Target date for new Shores cell tower slips to Labor Day

The Easter target date for the highly anticipated Indian River Shores cell tower has come and gone, and seeing it rise next to the Town Hall by the Fourth of July is a fading dream as well. But hopefully, by Labor Day, the Monopine stealth tree-tower will finally be finished.

Town Manager Robbie Stabe said the Town Council has done everything it is required to do, the building department is ready to issue a construction permit, and a general contractor has been hired to perform the construction work.

The holdup now is in the final design of the monopine stealth tower. The builder, Tampa-based E.M. Enterprises, needs more detail to do the job to carrier specifications.

“DataPath is working with a major carrier on their leasing documents and their actual site layout and tower antenna configuration on the monopine,” Town Manager Robbie Stabe said. “These stealth towers require a lot more attention to detail to ensure maximum stealth and maximum signal.”

Those leasing documents are critical to the start date. “An executed lease is required to commence the actual construction of the tower.
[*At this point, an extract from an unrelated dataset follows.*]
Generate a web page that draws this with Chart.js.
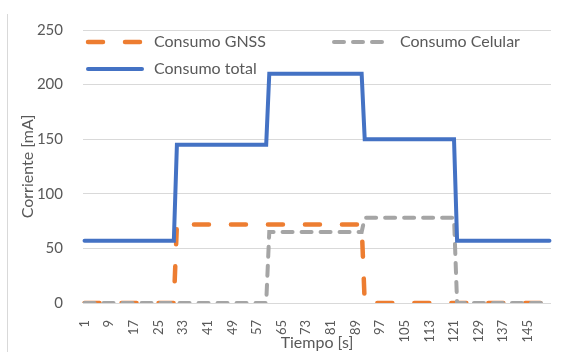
<!DOCTYPE html>
<html>
<head>
<meta charset="utf-8">
<script src="https://cdn.jsdelivr.net/npm/chart.js@4/dist/chart.umd.min.js"></script>
<style>
  html, body { margin: 0; padding: 0; background: #fff; }
  #wrap { position: relative; width: 563px; height: 352px; }
  #edge { position: absolute; left: 7px; top: 14px; width: 1px; height: 338px; background: #d9d9d9; }
</style>
</head>
<body>
<div id="wrap">
  <div id="edge"></div>
  <canvas id="consumo" width="563" height="352"></canvas>
</div>
<script>
// Tiempo [s]
const tiempo = [
  1, 2, 3, 4, 5, 6, 7, 8, 9, 10,
  11, 12, 13, 14, 15, 16, 17, 18, 19, 20,
  21, 22, 23, 24, 25, 26, 27, 28, 29, 30,
  31, 32, 33, 34, 35, 36, 37, 38, 39, 40,
  41, 42, 43, 44, 45, 46, 47, 48, 49, 50,
  51, 52, 53, 54, 55, 56, 57, 58, 59, 60,
  61, 62, 63, 64, 65, 66, 67, 68, 69, 70,
  71, 72, 73, 74, 75, 76, 77, 78, 79, 80,
  81, 82, 83, 84, 85, 86, 87, 88, 89, 90,
  91, 92, 93, 94, 95, 96, 97, 98, 99, 100,
  101, 102, 103, 104, 105, 106, 107, 108, 109, 110,
  111, 112, 113, 114, 115, 116, 117, 118, 119, 120,
  121, 122, 123, 124, 125, 126, 127, 128, 129, 130,
  131, 132, 133, 134, 135, 136, 137, 138, 139, 140,
  141, 142, 143, 144, 145, 146, 147, 148, 149, 150,
  151, 152,
];

// Consumo GNSS [mA]
const consumoGnss = [
  0, 0, 0, 0, 0, 0, 0, 0, 0, 0,
  0, 0, 0, 0, 0, 0, 0, 0, 0, 0,
  0, 0, 0, 0, 0, 0, 0, 0, 0, 0,
  72, 72, 72, 72, 72, 72, 72, 72, 72, 72,
  72, 72, 72, 72, 72, 72, 72, 72, 72, 72,
  72, 72, 72, 72, 72, 72, 72, 72, 72, 72,
  72, 72, 72, 72, 72, 72, 72, 72, 72, 72,
  72, 72, 72, 72, 72, 72, 72, 72, 72, 72,
  72, 72, 72, 72, 72, 72, 72, 72, 72, 72,
  72, 0, 0, 0, 0, 0, 0, 0, 0, 0,
  0, 0, 0, 0, 0, 0, 0, 0, 0, 0,
  0, 0, 0, 0, 0, 0, 0, 0, 0, 0,
  0, 0, 0, 0, 0, 0, 0, 0, 0, 0,
  0, 0, 0, 0, 0, 0, 0, 0, 0, 0,
  0, 0, 0, 0, 0, 0, 0, 0, 0, 0,
  0, 0,
];

// Consumo Celular [mA]
const consumoCelular = [
  0, 0, 0, 0, 0, 0, 0, 0, 0, 0,
  0, 0, 0, 0, 0, 0, 0, 0, 0, 0,
  0, 0, 0, 0, 0, 0, 0, 0, 0, 0,
  0, 0, 0, 0, 0, 0, 0, 0, 0, 0,
  0, 0, 0, 0, 0, 0, 0, 0, 0, 0,
  0, 0, 0, 0, 0, 0, 0, 0, 0, 0,
  65, 65, 65, 65, 65, 65, 65, 65, 65, 65,
  65, 65, 65, 65, 65, 65, 65, 65, 65, 65,
  65, 65, 65, 65, 65, 65, 65, 65, 65, 65,
  65, 78, 78, 78, 78, 78, 78, 78, 78, 78,
  78, 78, 78, 78, 78, 78, 78, 78, 78, 78,
  78, 78, 78, 78, 78, 78, 78, 78, 78, 78,
  78, 0, 0, 0, 0, 0, 0, 0, 0, 0,
  0, 0, 0, 0, 0, 0, 0, 0, 0, 0,
  0, 0, 0, 0, 0, 0, 0, 0, 0, 0,
  0, 0,
];

// Consumo total [mA]
const consumoTotal = [
  57, 57, 57, 57, 57, 57, 57, 57, 57, 57,
  57, 57, 57, 57, 57, 57, 57, 57, 57, 57,
  57, 57, 57, 57, 57, 57, 57, 57, 57, 57,
  145, 145, 145, 145, 145, 145, 145, 145, 145, 145,
  145, 145, 145, 145, 145, 145, 145, 145, 145, 145,
  145, 145, 145, 145, 145, 145, 145, 145, 145, 145,
  210, 210, 210, 210, 210, 210, 210, 210, 210, 210,
  210, 210, 210, 210, 210, 210, 210, 210, 210, 210,
  210, 210, 210, 210, 210, 210, 210, 210, 210, 210,
  210, 150, 150, 150, 150, 150, 150, 150, 150, 150,
  150, 150, 150, 150, 150, 150, 150, 150, 150, 150,
  150, 150, 150, 150, 150, 150, 150, 150, 150, 150,
  150, 57, 57, 57, 57, 57, 57, 57, 57, 57,
  57, 57, 57, 57, 57, 57, 57, 57, 57, 57,
  57, 57, 57, 57, 57, 57, 57, 57, 57, 57,
  57, 57,
];

// etiquetas visibles del eje X
const tickLabels = [1, 9, 17, 25, 33, 41, 49, 57, 65, 73, 81, 89, 97, 105, 113, 121, 129, 137, 145];

const FONT = "Lato, 'Open Sans', sans-serif";
const TEXT = '#595959';

// leyenda a la manera de Excel: dos columnas dentro del área del gráfico
const excelLegend = {
  id: 'excelLegend',
  afterDraw(chart) {
    const { ctx } = chart;
    const spots = [[86, 42], [332, 42], [86, 69]];
    ctx.save();
    ctx.font = `16px ${FONT}`;
    ctx.textBaseline = 'middle';
    chart.data.datasets.forEach((ds, i) => {
      const [x, y] = spots[i];
      ctx.beginPath();
      ctx.setLineDash(ds.borderDash || []);
      ctx.lineCap = ds.borderCapStyle || 'butt';
      ctx.lineWidth = ds.borderWidth;
      ctx.strokeStyle = ds.borderColor;
      ctx.moveTo(x + 2, y);
      ctx.lineTo(x + 56, y);
      ctx.stroke();
      ctx.setLineDash([]);
      ctx.fillStyle = TEXT;
      ctx.fillText(ds.label, x + 68, y);
    });
    ctx.restore();
  },
};

new Chart(document.getElementById('consumo'), {
  type: 'line',
  data: {
    labels: tiempo,
    datasets: [
      {
        label: 'Consumo GNSS',
        data: consumoGnss,
        borderColor: '#ED7D31',
        borderWidth: 4.5,
        borderDash: [15, 22],
        borderCapStyle: 'round',
        order: 2,
      },
      {
        label: 'Consumo Celular',
        data: consumoCelular,
        borderColor: '#A5A5A5',
        borderWidth: 4,
        borderDash: [10, 9],
        borderCapStyle: 'round',
        order: 1,
      },
      {
        label: 'Consumo total',
        data: consumoTotal,
        borderColor: '#4472C4',
        borderWidth: 4,
        borderCapStyle: 'round',
        order: 0,
      },
    ],
  },
  options: {
    responsive: false,
    animation: false,
    events: [],
    elements: {
      point: { radius: 0 },
      line: { tension: 0, borderJoinStyle: 'miter' },
    },
    layout: {
      padding: { left: 18, right: 12, top: 30, bottom: 0 },
    },
    scales: {
      x: {
        type: 'category',
        offset: true,
        grid: { display: false },
        border: { display: false },
        ticks: {
          autoSkip: false,
          minRotation: 90,
          maxRotation: 90,
          padding: 9,
          color: TEXT,
          font: { family: FONT, size: 13 },
          callback(value, index) {
            const t = tiempo[index];
            return tickLabels.includes(t) ? String(t) : '';
          },
        },
        title: {
          display: true,
          text: 'Tiempo [s]',
          color: TEXT,
          font: { family: FONT, size: 16 },
          padding: { top: 0, bottom: 0 },
        },
        afterFit(scale) {
          scale.height = 49;
          scale.paddingLeft = 0;
          scale.paddingRight = 0;
        },
      },
      y: {
        min: 0,
        max: 250,
        grid: { color: '#d9d9d9', lineWidth: 1, drawTicks: false },
        border: { display: false },
        ticks: {
          stepSize: 50,
          padding: 20,
          color: TEXT,
          font: { family: FONT, size: 15 },
        },
        title: {
          display: true,
          text: 'Corriente [mA]',
          color: TEXT,
          font: { family: FONT, size: 16 },
          padding: { top: 0, bottom: 0 },
        },
        afterFit(scale) {
          scale.width = 65;
        },
      },
    },
    plugins: {
      legend: { display: false },
      tooltip: { enabled: false },
    },
  },
  plugins: [excelLegend],
});
</script>
</body>
</html>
Once this has been accomplished, construction permits will be applied for,” Stabe said.

A second carrier has applied to lease space on the tower and Datapath is brokering that deal. Town officials have said they want at least Verizon and AT&T on the tower for it to serve the maximum number of users, with the goal being a total of five carriers sharing the 135-foot pole that will be sheathed with faux pine boughs to look like a massive tree.

The many regulatory hurdles holding up the tower have been surmounted. “All Federal permits have been approved,” Stabe said. “The timeline should be that once the permits are obtained and construction starts, it will take no more than nine weeks to construct the tower.”

The first step will be leveling the ground and pouring a 40-foot by 40-foot slab, several feet thick for the base of the tower. Then the tower and antennae equipment will go up, along with the fake pine branches that will help camouflage the tower from neighbors in Bermuda Bay, Johns Island and The Estuary.

Once the tower is complete, the Town will begin receiving lease payments from cellular service providers with equipment on the tower.